This post originally appeared on Scoutie Girl and is reprinted with permission. It speaks to the New Consumer paradigm of Purposeful Pleasure. What can brands do to imbue their goods and services with greater meaning and longer-lasting satisfactions?
We live in a disposable culture. Our lives are like giant landfills. We’re surrounded by junk.
We pay 99 cents to download disposable music. We drive through “restaurants” making disposable food. We wear disposable clothes so we don’t ever have to be without the latest trend. We create relationships—families even—that have disposable bonds. The entirety of our culture can be thrown away and bought anew.
“There’s a reason we say ‘put your money where your mouth is.’ Where we put our resources—time, love, cash—on a daily basis creates, demonstrates and confirms our commitments.” —Kelly Diels
Kelly says, money = commitment. I couldn’t agree more. We can’t commit to quality, to things that last a lifetime. We can’t commit to things that nurture us instead of make us sick.

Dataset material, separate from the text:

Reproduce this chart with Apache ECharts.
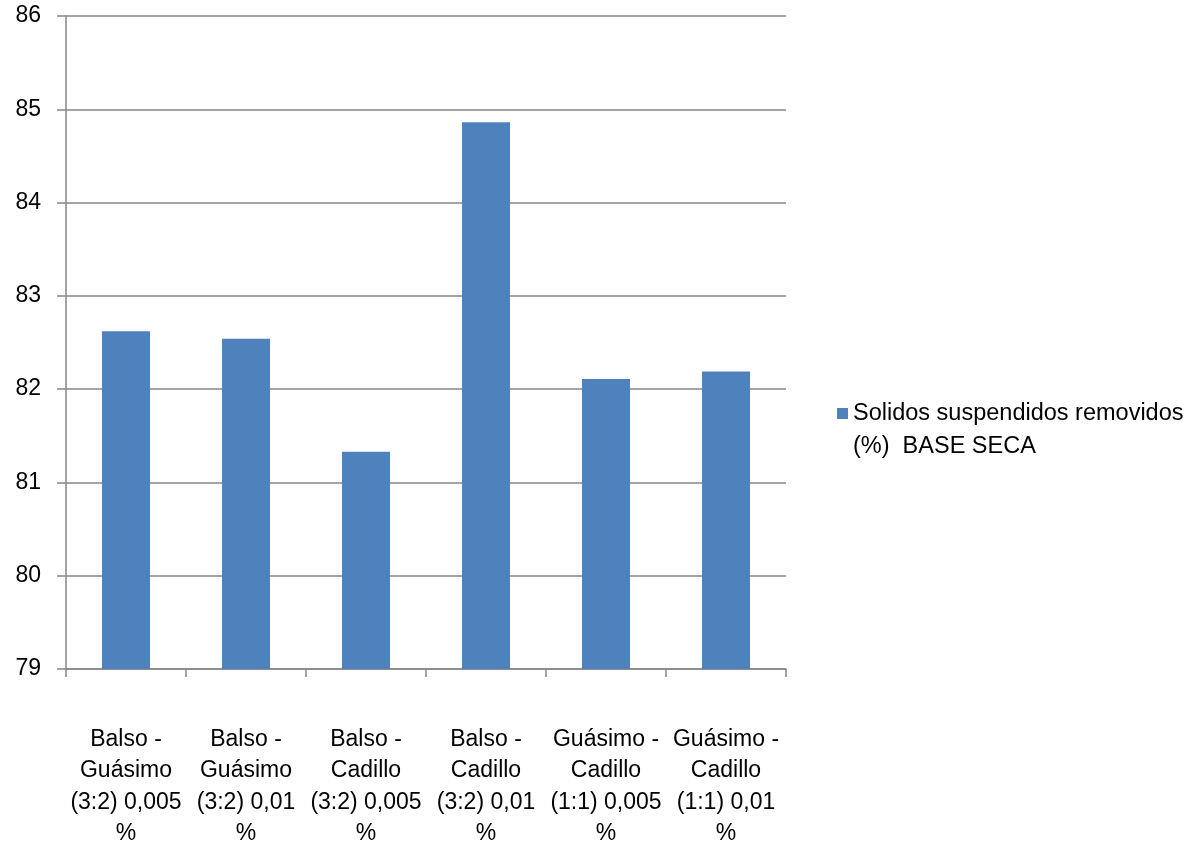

We have a serious problem with commitment.
And so we have a serious problem with money: the way we earn it, the way we save it, the way we spend it.
There’s nothing wrong with stuff, with consuming. But when we treat our stuff like it has no value—because it doesn’t—that attitude creeps into other parts of our life. Our “commitment problem” doesn’t just reflect outwardly—we stop even committing to ourselves.
We don’t commit to our education, our creativity, our bodies, our psyches, our circumstances. We are constantly looking for the cheap way out.
Goods that do not nurture our homes, our lives, or our families are disposable. Food that does not nurture our bodies is disposable. Relationships that do not nurture our souls are disposable. We don’t have to commit to them. And we owe them nothing in return.
Deciding we’re going to commit to spending money on an art class or music lesson, a vine-ripened tomato picked from the farm in the next town over, a professional to service our business, or a piece of handmade clothing is not so much a commitment of money, it’s a commitment to yourself and to the rebuilding of our culture. It’s a choice to consume something of real value that nurtures others as much as it nurtures you.
What are you committing to today? What have you decided is indispensable instead of disposable?